Home > Where Did all the Kodak Jobs Really Go?

Where Did all the Kodak Jobs Really Go?

by Open-Publishing - Sunday 25 January 2004

10NBC News
Rochester, NY

Where did all the Kodak jobs go?

At the end of last year Kodak had a workforce of 20,6000
hundred in Rochester. That’s down from 2002 when Kodak
had 22,000 employees in Rochester. So, where did the
jobs go? Most of Rochester’s job losses went overseas.
Kodak says it has major manufacturing operations in 13
other countries.

At Kodak Park, you can’t help but notice the empty
parking lots. Acres and acres of them. Some of the
people who used to work at Kodak may still live in the
area but the jobs have gone elsewhere.

Just last summer, the last single use camera was made in
Rochester and 500 local people lost their jobs. Some
found other jobs within Kodak only to face further job
cuts.

Kodak disposable cameras are now made in Mexico and in
China, where workers reportedly are paid as little as a
$1.00 an hour. Kodak employs 6,000 people in China.

NEWS 10NBC has learned that the company has been
outsourcing hundreds of information technology jobs to
India. Because they are computer jobs, they can easily
be done in a country halfway around the world where the
yearly salary may only be one-fifth of what a U.S.
Worker earns.

In Guadalajara, Mexico, Kodak has a major presence.
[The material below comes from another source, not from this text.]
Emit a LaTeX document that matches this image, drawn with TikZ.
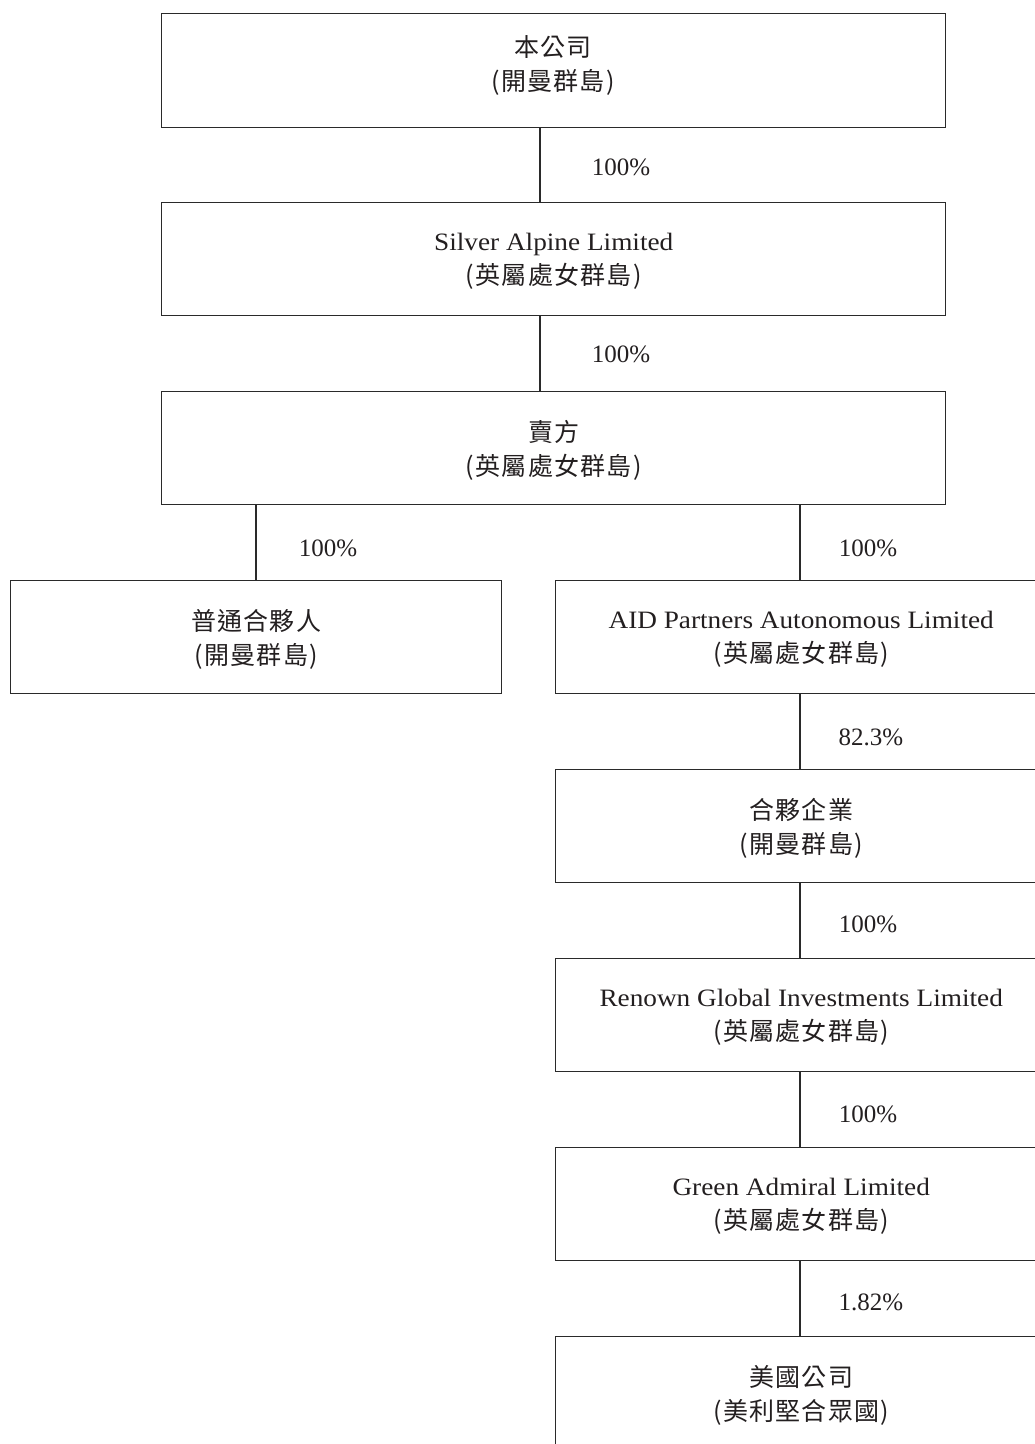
\documentclass[tikz,border=0pt]{standalone}
\usepackage{fontspec}
\setmainfont{Liberation Serif}
\newfontfamily\wid[FakeStretch=1.09]{Liberation Serif}
\newfontfamily\cjk[LetterSpace=5]{Noto Sans CJK TC}
\definecolor{ink}{HTML}{231F20}
\definecolor{frame}{HTML}{2A2A2A}
\begin{document}
\begin{tikzpicture}[x=1pt,y=-1pt,
  every node/.style={text=ink, font=\fontsize{25}{34}\selectfont},
  box/.style={draw=frame, line width=1.4pt, rectangle, inner sep=0pt, anchor=north west},
  wide/.style={box, minimum width=784pt, minimum height=113pt},
  half/.style={box, minimum width=491pt, minimum height=113pt},
  txt/.style={align=center, inner sep=0pt, yshift=-2.5pt},
  pct/.style={inner sep=0pt, anchor=center},
  link/.style={draw=frame, line width=1.4pt}]
\useasboundingbox (0,0) rectangle (1035,1444);
\clip (0,0) rectangle (1035,1444);
\coordinate (xa) at (540,0);
\coordinate (xl) at (256,0);
\coordinate (xr) at (800,0);
% boxes
\node[wide, minimum height=114pt] (b1) at (161,13) {};
\node[txt] (t1) at (553,62.5) {{\cjk 本公司}\\{\cjk (開曼群島)}};
\node[wide, label={[txt]center:{\wid Silver Alpine Limited}\\{\cjk (英屬處女群島)}}] (b2) at (161,202) {};
\node[wide, label={[txt]center:{\cjk 賣方}\\{\cjk (英屬處女群島)}}] (b3) at (161,391) {};
\node[half, label={[txt]center:{\cjk 普通合夥人}\\{\cjk (開曼群島)}}] (b4) at (10,580) {};
\node[half, label={[txt]center:{\wid AID Partners Autonomous Limited}\\{\cjk (英屬處女群島)}}] (b5) at (555,580) {};
\node[half, label={[txt]center:{\cjk 合夥企業}\\{\cjk (開曼群島)}}] (b6) at (555,769) {};
\node[half, label={[txt]center:{\wid Renown Global Investments Limited}\\{\cjk (英屬處女群島)}}] (b7) at (555,958) {};
\node[half, label={[txt]center:{\wid Green Admiral Limited}\\{\cjk (英屬處女群島)}}] (b8) at (555,1147) {};
\node[half, label={[txt]center:{\cjk 美國公司}\\{\cjk (美利堅合眾國)}}] (b9) at (555,1336) {};
% connectors
\draw[link] (b1.south -| xa) -- (b2.north -| xa);
\draw[link] (b2.south -| xa) -- (b3.north -| xa);
\draw[link] (b3.south -| xl) -- (b4.north -| xl);
\draw[link] (b3.south -| xr) -- (b5.north -| xr);
\draw[link] (b5.south -| xr) -- (b6.north -| xr);
\draw[link] (b6.south -| xr) -- (b7.north -| xr);
\draw[link] (b7.south -| xr) -- (b8.north -| xr);
\draw[link] (b8.south -| xr) -- (b9.north -| xr);
% labels
\node[pct] (p1) at (621,167) {100\%};
\node[pct] (p2) at (621,354) {100\%};
\node[pct] (p3) at (328,548) {100\%};
\node[pct] (p4) at (868,548) {100\%};
\node[pct] (p5) at (871,737) {82.3\%};
\node[pct] (p6) at (868,924) {100\%};
\node[pct] (p7) at (868,1114) {100\%};
\node[pct] (p8) at (871,1302) {1.82\%};
\end{tikzpicture}
\end{document}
The
manufacturing plant there looks like a smaller Kodak
park.

No one apparently tracks the number of local jobs lost
overseas but according to the state labor department,
the six-county Rochester metro area had 129,000
manufacturing jobs in 1990. At the end of last
December, that number had shrunk to about 84,000. A net
loss of more than 45,000 jobs or about 35 percent.

Congresswoman Louise Slaughter late Thursday talked
about U.S. Companies shipping jobs overseas in search of
cheaper labor costs. ’The companies moved out where they
could get people at deplorable wages…I think the wages
they got there have never risen above $5.00 a day.’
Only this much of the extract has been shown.